The United Nations Security Council has been called deadlocked, broken, and obsolete more times than anyone can count. These criticisms miss the point entirely. The veto power held by the five permanent members — the United States, Russia, China, France, and the United Kingdom — is not a flaw in the system. It is the system.
The Council's design reflects a brutal but honest premise: great powers will not submit to rules they cannot escape. The founders of the UN in 1945 had watched the League of Nations collapse precisely because it pretended otherwise. When major states found League decisions inconvenient, they simply left. The UN's architects decided that keeping powerful nations inside the tent, even at the cost of giving them an exit from any binding decision, was preferable to another hollow institution.
The mechanics of paralysis
Any of the P5 can kill a substantive resolution with a single negative vote. Abstention does not count as a veto; only an explicit "no" does. This means the mere threat of a veto shapes outcomes long before any formal vote. Draft resolutions are negotiated, diluted, and sometimes abandoned entirely in backroom consultations because sponsors know a veto awaits. The visible vetoes — Russia blocking Syria resolutions, the US shielding Israel from condemnation — represent only the failures of diplomacy to find language everyone can tolerate. The successes are invisible: resolutions that never existed because their futility was obvious from the start.

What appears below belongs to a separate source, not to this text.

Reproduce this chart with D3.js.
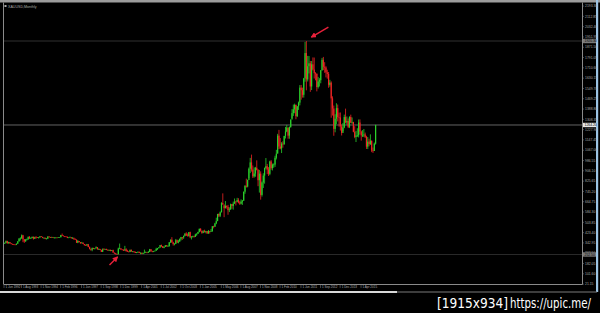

The veto also creates a two-tier international law. When the Security Council authorizes force, as it did against Iraq in 1990 or in Libya in 2011, that action carries the imprimatur of global legitimacy. When it cannot act, as in Syria or during the Rwandan genocide's critical early weeks, states face a choice between unilateral action and inaction. Neither option is satisfying, which is precisely why P5 members guard their veto so jealously.
Why reform never happens
Proposals to expand the permanent membership or limit veto use have circulated for decades. Germany, Japan, India, and Brazil have all campaigned for permanent seats. African nations argue the continent deserves representation. None of these efforts have succeeded for a simple reason: amending the UN Charter requires ratification by two-thirds of member states, including all five current permanent members. The P5 have no incentive to dilute their own power. Even proposals to merely restrict veto use in cases of mass atrocity have gone nowhere, because each permanent member can imagine a future scenario where it might need that very protection.
The result is an institution frozen in 1945's power distribution. The victors of the Second World War remain the arbiters of collective security, regardless of how global power has shifted since.
Our take
Critics who call for abolishing the veto misunderstand what the UN Security Council is for. It is not a world parliament. It is a forum where the most dangerous states can talk instead of fight, and occasionally agree on action when their interests align. The veto is the price of their participation. Whether that price is worth paying depends on whether you believe the alternative — great powers ignoring international institutions entirely — would be better. History suggests it would not.